▶ **What to do**
Extract exactly the lines from the top of the records through the line containing "343, 355, 502]", and keep pictures out of the copy.

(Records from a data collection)
-*-*-
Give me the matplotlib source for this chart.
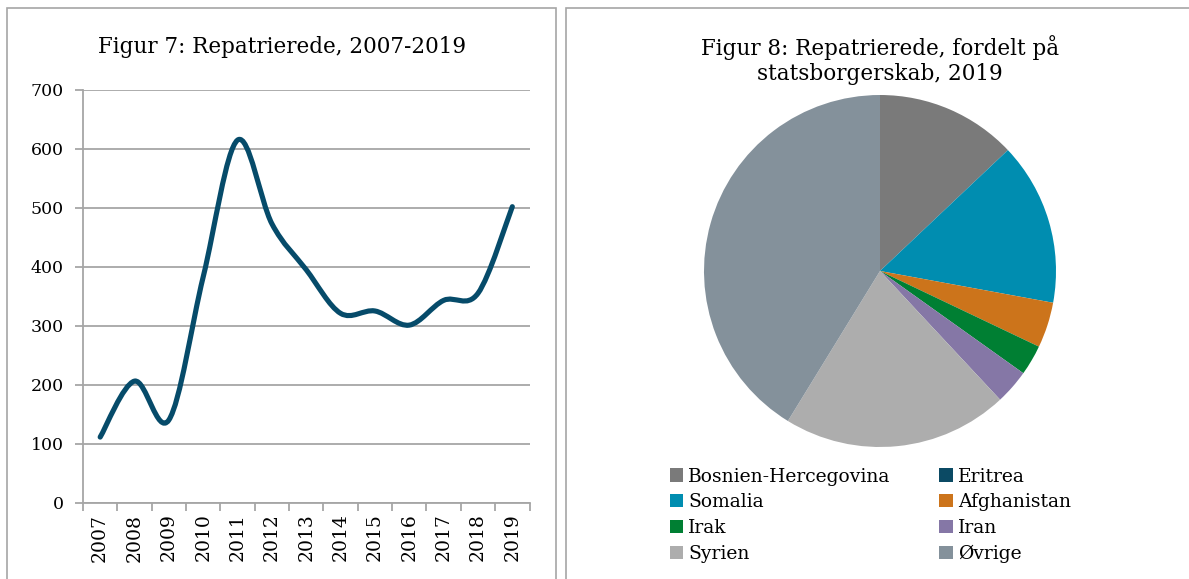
import numpy as np
import matplotlib.pyplot as plt
from matplotlib.path import Path
from matplotlib.patches import PathPatch, Rectangle

# --- data ---
years = ['2007', '2008', '2009', '2010', '2011', '2012', '2013',
         '2014', '2015', '2016', '2017', '2018', '2019']
repatrierede = [111, 206, 140, 383, 615, 473, 395, 321, 325, 301, 343, 355, 502]

countries = ['Bosnien-Hercegovina', 'Eritrea', 'Somalia', 'Afghanistan',
             'Irak', 'Iran', 'Syrien', 'Øvrige']
counts_2019 = [65, 0, 75, 21, 14, 16, 104, 207]
colors = ['#7a7a7a', '#0b4a64', '#008db0', '#cc741b',
          '#007f33', '#8577a6', '#adadad', '#84919b']

W, H = 1189, 579
serif = 'DejaVu Serif'
grid_c = '#a6a6a6'
line_c = '#064b6a'


def fx(px):
    return px / W


def fy(py):
    return 1 - py / H


# Excel-style smoothed line as bezier path (curve passes through every point)
def smooth_path(x, y):
    pts = np.column_stack([x, y]).astype(float)
    n = len(pts)
    verts = [pts[0]]
    codes = [Path.MOVETO]
    for i in range(n - 1):
        p0 = pts[max(i - 1, 0)]
        p1 = pts[i]
        p2 = pts[i + 1]
        p3 = pts[min(i + 2, n - 1)]
        c1 = p1 + (p2 - p0) / 6
        c2 = p2 - (p3 - p1) / 6
        verts += [c1, c2, p2]
        codes += [Path.CURVE4] * 3
    return Path(verts, codes)


fig = plt.figure(figsize=(W / 100, H / 100), dpi=100)

# panel frames
fig.patches.append(Rectangle((fx(7), fy(600)), fx(556 - 7), fy(8) - fy(600),
                             transform=fig.transFigure, fill=False,
                             edgecolor=grid_c, lw=1.2))
fig.patches.append(Rectangle((fx(566), fy(600)), fx(700), fy(8) - fy(600),
                             transform=fig.transFigure, fill=False,
                             edgecolor=grid_c, lw=1.2))

# --- Figur 7: line chart ---
ax = fig.add_axes([fx(83), fy(502.5), fx(529.5 - 83), fy(90) - fy(502.5)])
xs = np.arange(len(years))
ax.add_patch(PathPatch(smooth_path(xs, repatrierede), fill=False,
                       edgecolor=line_c, lw=3.7, capstyle='round',
                       joinstyle='round', zorder=3))
ax.set_xlim(-0.5, len(years) - 0.5)
ax.set_ylim(0, 700)
ax.set_yticks(range(0, 701, 100))
ax.yaxis.grid(True, color=grid_c, lw=1.3)
ax.set_axisbelow(True)
for s in ['top', 'right']:
    ax.spines[s].set_visible(False)
for s in ['left', 'bottom']:
    ax.spines[s].set_color(grid_c)
    ax.spines[s].set_linewidth(1.3)
ax.set_xticks(np.arange(-0.5, len(years)), labels=[])
ax.set_xticks(xs, labels=years, minor=True, rotation=90)
ax.tick_params(axis='x', which='major', length=6, color=grid_c, width=1.3)
ax.tick_params(axis='x', which='minor', length=0, pad=8)
ax.tick_params(axis='y', length=6, color=grid_c, width=1.3, pad=8)
for lab in ax.get_xticklabels(minor=True):
    lab.set_fontfamily(serif)
    lab.set_fontsize(13.5)
for lab in ax.get_yticklabels():
    lab.set_fontfamily(serif)
    lab.set_fontsize(12.5)
ax.set_facecolor('none')

fig.text(fx(282), fy(47), 'Figur 7: Repatrierede, 2007-2019',
         ha='center', va='center', family=serif, fontsize=15.5)

# --- Figur 8: pie chart ---
r = 176
pax = fig.add_axes([fx(880 - r), fy(271 + r), fx(2 * r), fy(271 - r) - fy(271 + r)])
wedges, _ = pax.pie(counts_2019, colors=colors, startangle=90,
                    counterclock=False, radius=1,
                    wedgeprops=dict(linewidth=0))
pax.set_xlim(-1, 1)
pax.set_ylim(-1, 1)
pax.set_aspect('equal')
pax.axis('off')

fig.text(fx(880), fy(60), 'Figur 8: Repatrierede, fordelt på\nstatsborgerskab, 2019',
         ha='center', va='center', family=serif, fontsize=15.5, linespacing=1.2)

# legend: row-major order, two columns
order = [0, 2, 4, 6, 1, 3, 5, 7]
leg = fig.legend([wedges[i] for i in order], [countries[i] for i in order],
                 ncol=2, loc='upper left', bbox_to_anchor=(fx(662), fy(460)),
                 frameon=False, prop={'family': serif, 'size': 13.5},
                 handlelength=0.7, handleheight=0.7, handletextpad=0.3,
                 columnspacing=2.6, labelspacing=0.42, borderaxespad=0)

fig.savefig('out.png', dpi=100)
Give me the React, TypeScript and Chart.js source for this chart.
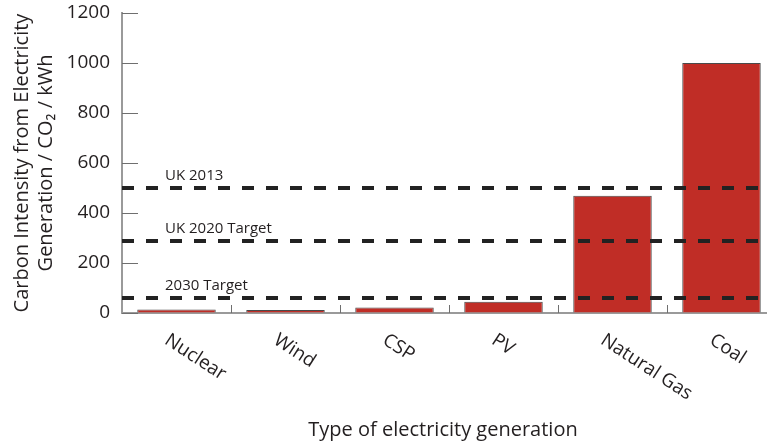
-*-*-
▶ **Complete response**
Give me the matplotlib source for this chart.
import numpy as np
import matplotlib.pyplot as plt
from matplotlib.path import Path
from matplotlib.patches import PathPatch, Rectangle

# --- data ---
years = ['2007', '2008', '2009', '2010', '2011', '2012', '2013',
         '2014', '2015', '2016', '2017', '2018', '2019']
repatrierede = [111, 206, 140, 383, 615, 473, 395, 321, 325, 301, 343, 355, 502]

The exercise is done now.